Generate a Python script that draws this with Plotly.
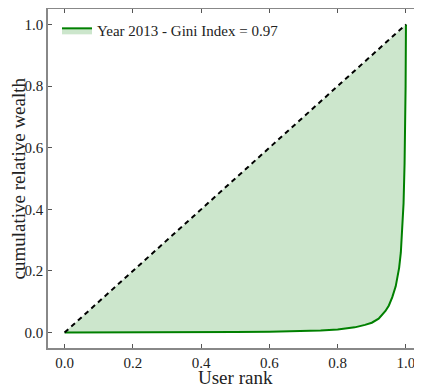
import plotly.graph_objects as go

# Lorenz curve
user_rank = [0.0, 0.1, 0.2, 0.3, 0.4, 0.5, 0.6, 0.65, 0.7, 0.75, 0.8, 0.85, 0.88, 0.9,
             0.92, 0.94, 0.95, 0.96, 0.97, 0.975, 0.98, 0.985, 0.99, 0.993, 0.996,
             0.998, 0.999, 1.0]
cum_wealth = [0.0, 0.0, 0.0005, 0.001, 0.0015, 0.002, 0.003, 0.004, 0.005, 0.007, 0.010,
              0.017, 0.025, 0.032, 0.045, 0.070, 0.088, 0.115, 0.15, 0.18, 0.21, 0.26,
              0.34, 0.42, 0.55, 0.68, 0.80, 1.0]
equality_x = [0.0, 1.0]
equality_y = [0.0, 1.0]
legend_label = "Year 2013 - Gini Index = 0.97"
x_title = "User rank"
y_title = "cumulative relative wealth"
tick_vals = [0.0, 0.2, 0.4, 0.6, 0.8, 1.0]
tick_text = ["0.0", "0.2", "0.4", "0.6", "0.8", "1.0"]

FONT = "Times New Roman, Liberation Serif, serif"
GREEN = "#008000"

fig = go.Figure()
# equality line (base for fill)
fig.add_trace(go.Scatter(x=equality_x, y=equality_y, mode="lines",
                         line=dict(width=0, color="rgba(0,0,0,0)"),
                         showlegend=False, hoverinfo="skip"))
# Lorenz curve filled to equality line
fig.add_trace(go.Scatter(x=user_rank, y=cum_wealth, mode="lines",
                         line=dict(color=GREEN, width=2),
                         fill="tonexty", fillcolor="rgba(0,128,0,0.2)",
                         name=legend_label))
# dashed equality line on top
fig.add_trace(go.Scatter(x=equality_x, y=equality_y, mode="lines",
                         line=dict(color="black", width=2, dash="5px,4px"),
                         showlegend=False))

axis_common = dict(
    showline=True, linecolor="#888888", linewidth=1.5, mirror="ticks",
    ticks="inside", ticklen=4, tickcolor="#555555", tickwidth=1,
    showgrid=False, zeroline=False, automargin=False,
    tickvals=tick_vals, ticktext=tick_text,
    tickfont=dict(family=FONT, size=15, color="#222222"),
)

# the page body has an 8px default margin, so the figure starts at (8, 8)
fig.update_layout(
    width=414, height=379,
    margin=dict(l=40, r=0, t=1, b=39),
    paper_bgcolor="white", plot_bgcolor="white",
    font=dict(family=FONT, color="#222222"),
    xaxis=dict(range=[-0.0486, 1.047], **axis_common),
    yaxis=dict(range=[-0.05, 1.05], **axis_common),
    legend=dict(x=0.024, y=0.985, xanchor="left", yanchor="top",
                bgcolor="rgba(255,255,255,0)", itemwidth=30,
                font=dict(family=FONT, size=15, color="#222222")),
    annotations=[
        dict(text=x_title, xref="paper", yref="paper", x=0.5, y=0,
             xanchor="center", yanchor="top", yshift=-17, showarrow=False,
             font=dict(family=FONT, size=19, color="#222222")),
        dict(text=y_title, xref="paper", yref="paper", x=0, y=0.5,
             xanchor="center", yanchor="middle", xshift=-30, textangle=-90,
             showarrow=False, font=dict(family=FONT, size=19, color="#222222")),
    ],
)

fig.write_html("out.html")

____________________

▸ Set exercise
From the first line above through the line containing "showlegend=False))", copy everything exactly, without the pictures.

▸ Full answer
Generate a Python script that draws this with Plotly.
import plotly.graph_objects as go

# Lorenz curve
user_rank = [0.0, 0.1, 0.2, 0.3, 0.4, 0.5, 0.6, 0.65, 0.7, 0.75, 0.8, 0.85, 0.88, 0.9,
             0.92, 0.94, 0.95, 0.96, 0.97, 0.975, 0.98, 0.985, 0.99, 0.993, 0.996,
             0.998, 0.999, 1.0]
cum_wealth = [0.0, 0.0, 0.0005, 0.001, 0.0015, 0.002, 0.003, 0.004, 0.005, 0.007, 0.010,
              0.017, 0.025, 0.032, 0.045, 0.070, 0.088, 0.115, 0.15, 0.18, 0.21, 0.26,
              0.34, 0.42, 0.55, 0.68, 0.80, 1.0]
equality_x = [0.0, 1.0]
equality_y = [0.0, 1.0]
legend_label = "Year 2013 - Gini Index = 0.97"
x_title = "User rank"
y_title = "cumulative relative wealth"
tick_vals = [0.0, 0.2, 0.4, 0.6, 0.8, 1.0]
tick_text = ["0.0", "0.2", "0.4", "0.6", "0.8", "1.0"]

FONT = "Times New Roman, Liberation Serif, serif"
GREEN = "#008000"

fig = go.Figure()
# equality line (base for fill)
fig.add_trace(go.Scatter(x=equality_x, y=equality_y, mode="lines",
                         line=dict(width=0, color="rgba(0,0,0,0)"),
                         showlegend=False, hoverinfo="skip"))
# Lorenz curve filled to equality line
fig.add_trace(go.Scatter(x=user_rank, y=cum_wealth, mode="lines",
                         line=dict(color=GREEN, width=2),
                         fill="tonexty", fillcolor="rgba(0,128,0,0.2)",
                         name=legend_label))
# dashed equality line on top
fig.add_trace(go.Scatter(x=equality_x, y=equality_y, mode="lines",
                         line=dict(color="black", width=2, dash="5px,4px"),
                         showlegend=False))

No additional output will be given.